Global Logistics and Shipping
Fulfillment is often cited as the most difficult phase of a Kickstarter project. Shipping thousands of heavy boxes to backers scattered across the globe is a monumental logistical challenge.
- Freight Shipping: Transporting games from manufacturing hubs (typically in East Asia) to regional fulfillment centers requires ocean freight. Port congestion, shipping container shortages, and geopolitical disruptions can drastically inflate costs and delay transit times by months.
- Last-Mile Delivery: Once the cargo reaches regional hubs, local postal services must deliver individual packages to backers. Creators must partner with specialized fulfillment centers (like ShipQuest, QML, or Bridge Distribution) to manage localized shipping, tracking, and address changes that occur during the long production window.

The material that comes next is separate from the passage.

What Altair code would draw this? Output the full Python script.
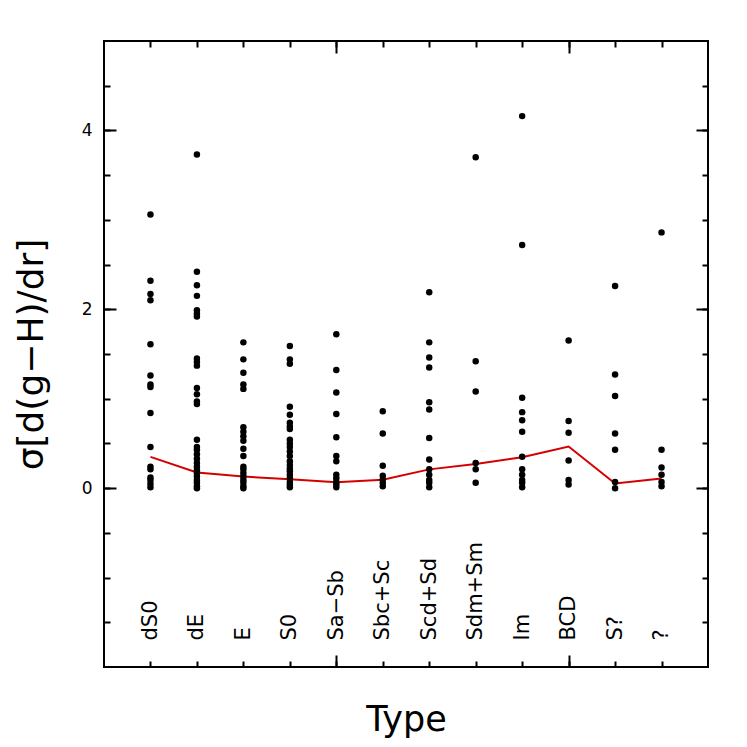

- Taxes and Customs: Navigating Value Added Tax (VAT) in the EU and UK, Goods and Services Tax (GST) in Australia, and import duties in the US is highly complex. Creators who fail to accurately calculate and collect these fees during or after the campaign often face unexpected bills that can bankrupt the project.
Budgeting for Volatility
The time gap between the end of a Kickstarter campaign and the start of fulfillment can span from nine months to over two years. During this period, macroeconomic factors can shift dramatically. Inflation, rising fuel costs, and changes in international trade agreements can cause shipping estimates to double or triple, leaving creators to absorb the losses or ask backers for additional shipping funds—a move that often damages creator reputation.